_STATED GOAL_. Leave out the pictures and set down exactly the lines from the start of the listing through the one with "import plotly.graph_objects as go", both included.

_MATERIAL PROVIDED_.
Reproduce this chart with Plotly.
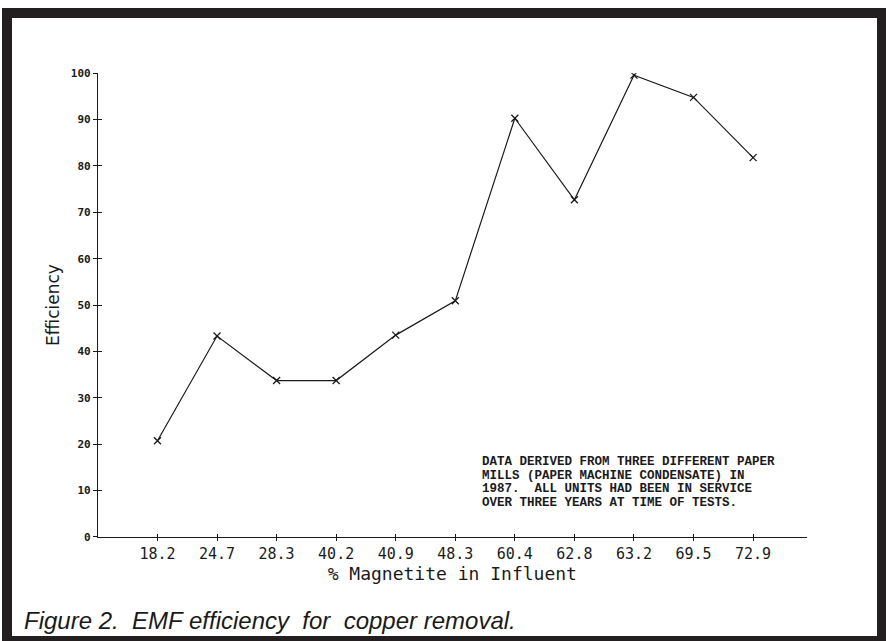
import plotly.graph_objects as go

# ---- data ----
magnetite_pct = ["18.2", "24.7", "28.3", "40.2", "40.9", "48.3",
                 "60.4", "62.8", "63.2", "69.5", "72.9"]
efficiency = [20.7, 43.3, 33.7, 33.7, 43.5, 50.9, 90.3, 72.7, 99.6, 94.8, 81.8]
y_tick_vals = [0, 10, 20, 30, 40, 50, 60, 70, 80, 90, 100]
note_lines = [
    "DATA DERIVED FROM THREE DIFFERENT PAPER",
    "MILLS (PAPER MACHINE CONDENSATE) IN",
    "1987.\u00a0\u00a0ALL UNITS HAD BEEN IN SERVICE",
    "OVER THREE YEARS AT TIME OF TESTS.",
]
caption = "Figure 2.\u00a0\u00a0EMF efficiency\u00a0\u00a0for\u00a0\u00a0copper removal."

W, H = 886, 641
INK = "#1a1a1a"
FRAME = "#231f20"


def px(x):
    return x / W


def py(y):
    return 1 - y / H


fig = go.Figure()

fig.add_trace(go.Scatter(
    x=magnetite_pct, y=efficiency,
    mode="lines+markers",
    line=dict(color=INK, width=1.2),
    marker=dict(symbol="x-thin", size=7, line=dict(color=INK, width=1.3)),
    showlegend=False, hoverinfo="x+y",
))
# invisible twin trace to carry the inward half of the cross ticks
fig.add_trace(go.Scatter(
    x=magnetite_pct, y=efficiency, xaxis="x2", yaxis="y2",
    mode="markers", marker=dict(opacity=0), showlegend=False, hoverinfo="skip",
))

x_dom = [px(97.9), px(806.7)]
y_dom = [py(536.7), py(73.3)]
x_range = [-1, 10.9]
y_range = [0, 100]

tick_font_x = dict(family="DejaVu Sans Mono", size=15, color=INK)
tick_font_y = dict(family="DejaVu Sans Mono", size=11, color=INK, weight="bold")

fig.update_layout(
    template="none",
    width=W, height=H,
    margin=dict(l=0, r=0, t=0, b=0),
    paper_bgcolor="white", plot_bgcolor="rgba(0,0,0,0)",
    font=dict(family="DejaVu Sans", color=INK),
    showlegend=False,
    xaxis=dict(
        type="category", domain=x_dom, range=x_range, anchor="y",
        showline=True, linecolor=INK, linewidth=1,
        ticks="outside", ticklen=3, tickwidth=1, tickcolor=INK,
        tickfont=tick_font_x, showgrid=False, zeroline=False, automargin=False,
        title=dict(text="% Magnetite in Influent", standoff=2,
                   font=dict(family="DejaVu Sans Mono", size=18, color=INK)),
    ),
    yaxis=dict(
        domain=y_dom, range=y_range, anchor="x",
        tickvals=y_tick_vals,
        showline=True, linecolor=INK, linewidth=1,
        ticks="outside", ticklen=4, tickwidth=1, tickcolor=INK,
        tickfont=tick_font_y, showgrid=False, zeroline=False, automargin=False,
        title=dict(text="Efficiency", standoff=6,
                   font=dict(family="DejaVu Sans", size=17, color=INK)),
    ),
    xaxis2=dict(
        type="category", overlaying="x", domain=x_dom, range=x_range, anchor="y2",
        side="bottom", showline=False, ticks="inside", ticklen=3, tickwidth=1,
        tickcolor=INK, showticklabels=False, showgrid=False, zeroline=False,
        automargin=False,
    ),
    yaxis2=dict(
        overlaying="y", domain=y_dom, range=y_range, anchor="x2", side="left",
        tickvals=y_tick_vals, showline=False, ticks="inside", ticklen=4,
        tickwidth=1, tickcolor=INK, showticklabels=False, showgrid=False,
        zeroline=False, automargin=False,
    ),
)

# scanned-page frame
fig.add_shape(type="rect", xref="paper", yref="paper", layer="below", opacity=1,
              x0=px(2), x1=px(886), y0=py(641), y1=py(8),
              fillcolor=FRAME, line=dict(width=0))
fig.add_shape(type="rect", xref="paper", yref="paper", layer="below", opacity=1,
              x0=px(12), x1=px(877), y0=py(636), y1=py(18),
              fillcolor="white", line=dict(width=0))

# note block
note_y = [462, 475.5, 489, 502.5]
for line, yy in zip(note_lines, note_y):
    fig.add_annotation(
        text=line, xref="paper", yref="paper", x=px(481), y=py(yy),
        xanchor="left", yanchor="middle", showarrow=False, borderpad=0,
        font=dict(family="Liberation Mono", size=12.5, color=INK, weight="bold"),
    )

# caption
fig.add_annotation(
    text=f"<i>{caption}</i>", xref="paper", yref="paper", x=px(22), y=py(620),
    xanchor="left", yanchor="middle", showarrow=False,
    font=dict(family="Liberation Sans", size=24, color=INK),
)

fig.write_html(
    "out.html",
    config={"displayModeBar": False},
    post_script="document.body.style.margin='0';document.body.style.overflow='hidden';",
)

_TASK OUTPUT_.
Reproduce this chart with Plotly.
import plotly.graph_objects as go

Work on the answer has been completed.